Back in 1978, Columbia literary theorist and critic Edward W Said ripped to shreds theretofore common Westerner’s understanding of the East with the publication of his groundbreaking book, Orientalism. Prior to that, the prevailing belief among the Occidental intelligentsia, and through them, the Western audience at large, was perhaps best articulated by Karl Marx, “They cannot represent themselves; they must be represented.”

Nearly 30 years on, Susantha Goonatilake, author, Recolonisation: Foreign Funded NGOs in Sri Lanka (Sage Publications India, 2006), would like us to believe, the bias lives on, if only in anthropology departments of Harvards and Princetons. The likes of Gananath Obeysekere, SJ Tambiah, Richard

Gombrich and Bruce Kapferer, all firmly planted in the pantheons of Western education establishment, to Goonatilake’s discerning eyes, have literally hijacked Sri Lankan history. As a result, the image of Sri Lanka — ruled by an “ultra-Sinhalese, anti-Tamil” clique — has taken a nosedive in the international arena.

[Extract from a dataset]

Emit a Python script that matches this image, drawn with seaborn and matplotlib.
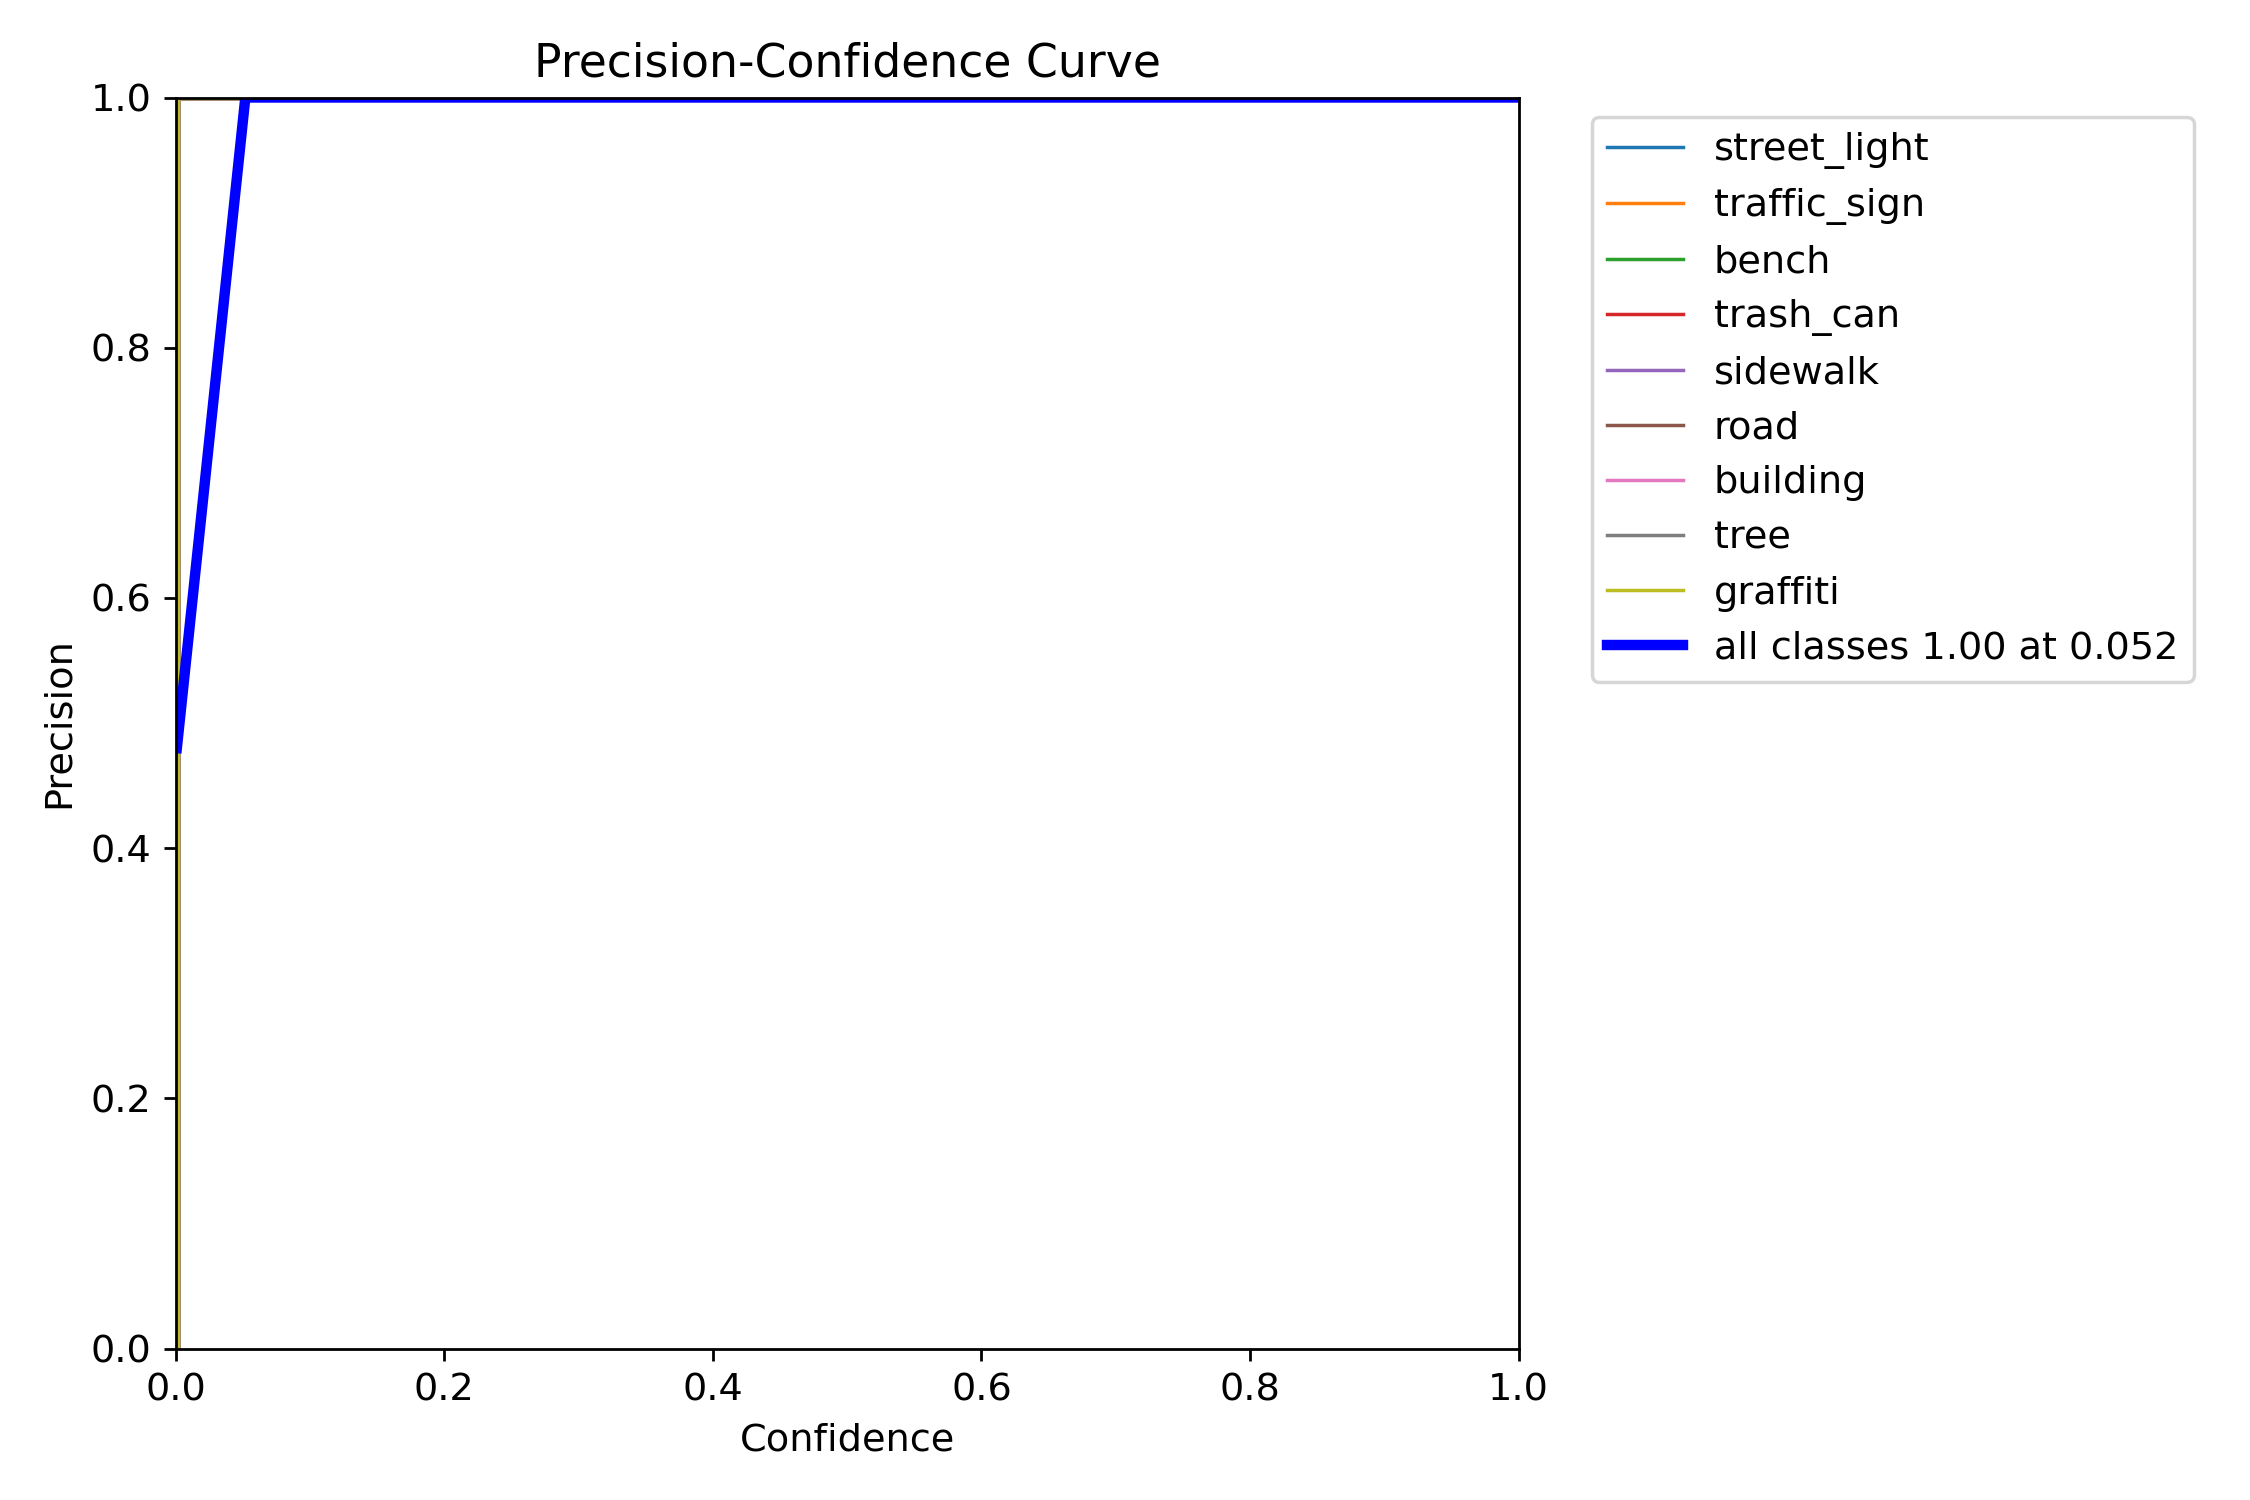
import numpy as np
import pandas as pd
import matplotlib
matplotlib.use("Agg")
import matplotlib.pyplot as plt
import seaborn as sns

# ---- DATA ----
class_names = ["street_light", "traffic_sign", "bench", "trash_can", "sidewalk",
               "road", "building", "tree", "graffiti"]

# per-class precision curves: near zero at the very lowest confidence, then 1.0
conf_street_light = [0.002, 0.002, 1.0]
prec_street_light = [0.0, 1.0, 1.0]
conf_traffic_sign = [0.002, 0.002, 1.0]
prec_traffic_sign = [0.0, 1.0, 1.0]
conf_bench = [0.002, 0.002, 1.0]
prec_bench = [0.0, 1.0, 1.0]
conf_trash_can = [0.002, 0.002, 1.0]
prec_trash_can = [0.0, 1.0, 1.0]
conf_sidewalk = [0.002, 0.002, 1.0]
prec_sidewalk = [0.0, 1.0, 1.0]
conf_road = [0.002, 0.002, 1.0]
prec_road = [0.0, 1.0, 1.0]
conf_building = [0.002, 0.002, 1.0]
prec_building = [0.0, 1.0, 1.0]
conf_tree = [0.002, 0.002, 1.0]
prec_tree = [0.0, 1.0, 1.0]
conf_graffiti = [0.002, 0.002, 1.0]
prec_graffiti = [0.0, 1.0, 1.0]

# mean over all classes (smoothed)
conf_all = [0.001, 0.052, 1.0]
prec_all = [0.48, 1.0, 1.0]
best_prec = 1.00
best_conf = 0.052

class_curves = [
    (conf_street_light, prec_street_light),
    (conf_traffic_sign, prec_traffic_sign),
    (conf_bench, prec_bench),
    (conf_trash_can, prec_trash_can),
    (conf_sidewalk, prec_sidewalk),
    (conf_road, prec_road),
    (conf_building, prec_building),
    (conf_tree, prec_tree),
    (conf_graffiti, prec_graffiti),
]


def main():
    plt.rcParams["font.size"] = 11
    palette = sns.color_palette("tab10", len(class_names))

    fig, ax = plt.subplots(1, 1, figsize=(9, 6), dpi=250)

    for i, (name, (cx, cy)) in enumerate(zip(class_names, class_curves)):
        df = pd.DataFrame({"Confidence": cx, "Precision": cy})
        sns.lineplot(data=df, x="Confidence", y="Precision", estimator=None,
                     sort=False, color=palette[i], linewidth=1, label=name, ax=ax)

    df_all = pd.DataFrame({"Confidence": conf_all, "Precision": prec_all})
    sns.lineplot(data=df_all, x="Confidence", y="Precision", estimator=None,
                 sort=False, color="blue", linewidth=3,
                 label=f"all classes {best_prec:.2f} at {best_conf:.3f}", ax=ax)

    ax.set_xlabel("Confidence")
    ax.set_ylabel("Precision")
    ax.set_xlim(0, 1)
    ax.set_ylim(0, 1)
    ax.legend(bbox_to_anchor=(1.04, 1), loc="upper left")
    ax.set_title("Precision-Confidence Curve")

    fig.subplots_adjust(left=0.078, right=0.675, bottom=0.101, top=0.935)
    fig.savefig("out.png", dpi=250)


if __name__ == "__main__":
    main()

Selective coverage in foreign media has further helped fuel the anti-Sinhalese bias. For instance, even when hundreds of thousands of ethnic Sinhalese were being butchered in the South by the UNP-led Sinhalese government in its attempt to tamp down on the protests following the signing of the India-Sri Lanka Peace Accord in 1987, the bulk of international attention went to the North — where the government was fighting Tamil separatist groups

— despite the fact that for every Northerner killed (and not necessarily a Tamil), 80 Southerners, mostly Sinhalese, lost their lives.

Most of the NGOs running on foreign aid were strong advocates of a separate homeland for the Tamils. In doing so, they had all but replaced the official Sri Lankan foreign policy mechanism. Unjustly, the author believes: Tamils have always been a small minority occupying a small area to the North.

According to Goonatilake, lack of accountability and precedence for the interests of the founders (and funders) render the foreign-funded NGOs highly ineffective in Sri Lanka; and sometimes, even a direct threat to the country’s sovereignty. In comparison, small

government-backed initiatives, though short on resources, have proven to be highly effective in poverty alleviation through their grassroots-level programmes.

Goonatilake blames the foreign-funded NGOs for eroding the role of the sanghas, the Buddhist monk organisations with time-honoured tradition of community service. It was the tireless effort of these monks that helped establish well-educated and egalitarian societies in former Sinhalese kingdoms. In carrying out developmental efforts in societies with such an

illustrious history of self-governance, the author reasons, foreign help may well have been done without.

The book is an important reminder that there is more to NGOs running on foreign funds than

that meets the eye. It might prove helpful in exploring the kind of activities foreign-funded NGOs should be allowed to engage in and the ones best left to communal and government authorities.